If I had to guess, I’d say we should view Will Fuller as the team’s WR1, Cooks as the team’s WR2, Randall Cobb as the WR3, and Stills as the WR4. Fuller should see a hefty jump in volume, but I don’t know how much that will offset a decline in per-target efficiency following the departure of DeAndre Hopkins, who routinely drew bracket coverage and elite shadow CB1s. Cooks should improve on the 8.0 fantasy points per game he averaged last year, and the 9.7 fantasy points per game Stills averaged (including playoffs), but I wouldn’t expect too much more than that barring an injury to Fuller (which, OK, maybe we should bake that in).
What about the Rams?
Turning to the other side of the equation, things seem equally murky. Bill Belichick might be the most frustrating head coach for fantasy, but Sean McVay is a close second. Both are brilliant offensive minds, notoriously tight-lipped, hard to anticipate, and their entire offense can and will change dramatically week-to-week depending on the opponent. However, simple intuition suggests this move will be most beneficial for Tyler Higbee, Josh Reynolds, and Robert Woods.
Since Week 8 of 2018, Cooper Kupp and Cooks have missed a combined nine games. In those games, Reynolds averaged 6.3 targets, 50.0 yards, and 11.8 fantasy points per game, which would have ranked 41st at the position last year. However, it should be noted that all of these games came before Week 13 of last season, and the rest of the time, he averaged just 2.7 fantasy points per game.
In 2018, Los Angeles played out of 11 personnel (3WR) 81% of the time, which led the league. Through the first 12 weeks of the 2019 season, they played out of 11 personnel 76% of the time (second-most). In both samples they played out of 12 personnel (2TE) only 17% of the time. From Week 13 on, only one team played out of 12 personnel more often than Los Angeles’ 40%. That extra time on the field paid dividends for Higbee, who yielded outputs of 23.7, 18.6, 23.1, 19.4, and 22.4 fantasy points over his final five games, and with four 100-yard performances over this span.
Trading Cooks doesn’t guarantee an increase in 12 personnel, but it does feel like the easy bet. If Higbee was just 80% of what he was towards the tail-end of last year, he should be a top-five-overall pick in fantasy, rather than just the sixth-round pick he currently is. Baked into his price-tag is the fact that he averaged just 5.3 fantasy points per game the rest of the time. And perhaps that much of his uptick in production came while fellow tight end Gerald Everett was banged up dealing with a hyperextended knee suffered in Week 12. Prior to that, Everett had out-targeted Higbee in nine straight games (56 to 22). Might a healthy Everett supplant Higbee as the TE1 in 2020? Or has Higbee already cemented that role after an immensely impressive final five games? Or is that a role they’re destined to share, capping the upside of both? All are questions I can admit I have no answer to.
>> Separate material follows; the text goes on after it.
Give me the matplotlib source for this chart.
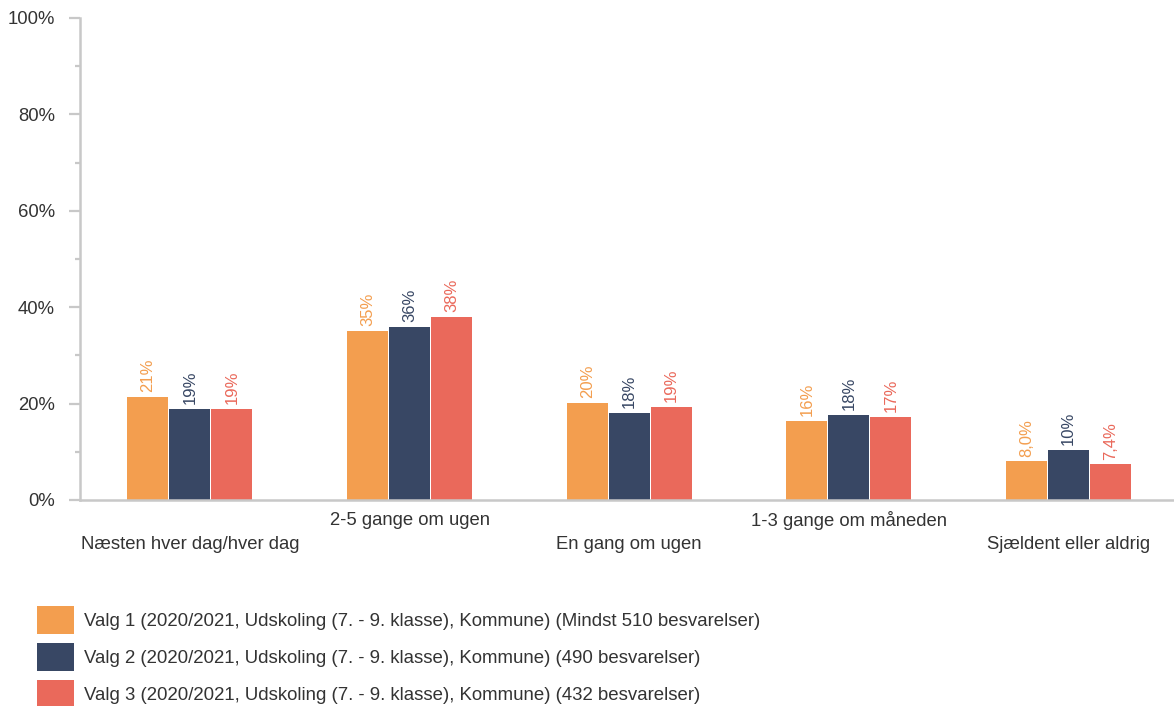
import matplotlib
matplotlib.use("Agg")
import matplotlib.pyplot as plt
from matplotlib.patches import Patch
import numpy as np

plt.rcParams["font.family"] = ["Liberation Sans", "DejaVu Sans"]

categories = [
    "Næsten hver dag/hver dag",
    "2-5 gange om ugen",
    "En gang om ugen",
    "1-3 gange om måneden",
    "Sjældent eller aldrig",
]
valg1 = [21.4, 35.1, 20.1, 16.4, 8.0]
valg2 = [18.9, 35.9, 18.0, 17.6, 10.4]
valg3 = [18.9, 38.0, 19.3, 17.2, 7.4]
series_names = [
    "Valg 1 (2020/2021, Udskoling (7. - 9. klasse), Kommune) (Mindst 510 besvarelser)",
    "Valg 2 (2020/2021, Udskoling (7. - 9. klasse), Kommune) (490 besvarelser)",
    "Valg 3 (2020/2021, Udskoling (7. - 9. klasse), Kommune) (432 besvarelser)",
]
colors = ["#F39E4F", "#384764", "#EA695B"]
yticks = [0, 20, 40, 60, 80, 100]


def fmt(v):
    # two significant digits, danish decimal comma
    if v < 10:
        return f"{v:.1f}".replace(".", ",") + "%"
    return f"{v:.0f}%"


fig = plt.figure(figsize=(11.74, 7.06), dpi=100)
ax = fig.add_axes([80 / 1174, 1 - 500 / 706, 1 - 80 / 1174, (500 - 18) / 706])

x = np.arange(len(categories))
w = 0.187
step = 0.191
for i, (vals, col) in enumerate(zip([valg1, valg2, valg3], colors)):
    pos = x + (i - 1) * step
    ax.bar(pos, vals, w, color=col, edgecolor="none", zorder=2)
    for p, v in zip(pos, vals):
        ax.text(p, v + 1.0, fmt(v), rotation=90, ha="center", va="bottom",
                color=col, fontsize=12)

ax.set_xlim(-0.5, 4.48)
ax.set_ylim(0, 100)
ax.set_yticks(yticks)
ax.set_yticklabels([f"{t}%" for t in yticks], fontsize=13.3, color="#333333")
ax.set_yticks(np.arange(10, 100, 20), minor=True)
ax.tick_params(axis="y", which="major", length=8, width=1.6, color="#c8c8c8", pad=10)
ax.tick_params(axis="y", which="minor", length=3.6, width=1.6, color="#c8c8c8")

ax.set_xticks(x)
ax.set_xticklabels([])
ax.tick_params(axis="x", length=0)
for xi, lab in zip(x, categories):
    dy = -4.3 if xi % 2 == 1 else -9.3
    ax.text(xi, dy, lab, ha="center", va="center", fontsize=13.3, color="#333333",
            clip_on=False)

for s in ["top", "right"]:
    ax.spines[s].set_visible(False)
for s in ["left", "bottom"]:
    ax.spines[s].set_color("#c8c8c8")
    ax.spines[s].set_linewidth(1.8)

handles = [Patch(facecolor=c, edgecolor="none") for c in colors]
fig.legend(handles, series_names, loc="upper left", bbox_to_anchor=(0.0315, 0.1416),
           frameon=False, fontsize=13.4, handlelength=2.0, handleheight=1.9,
           labelspacing=0.52, handletextpad=0.5, borderaxespad=0, borderpad=0,
           labelcolor="#333333")

fig.savefig("out.png", dpi=100, facecolor="white")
Reynolds no doubt sees a bump in value, moving from the WR4 to the WR3 in this offense. However, if there’s an increase in 12 personnel (the WR3 is on the field less often), it might not be as valuable as the numbers previously cited seem to imply. It’s also possible an increase in personnel hurts Kupp, who runs roughly two-thirds of his routes from the slot. His snap share dipped from 88% to 64% at the tail-end of last season, along with 3.5 fewer targets per game. Subsequently, Woods saw a massive increase in target volume, potentially supplanting Kupp as the team’s WR1. He’s a quiet winner from this trade, and probably the best ADP value of anyone mentioned thus far.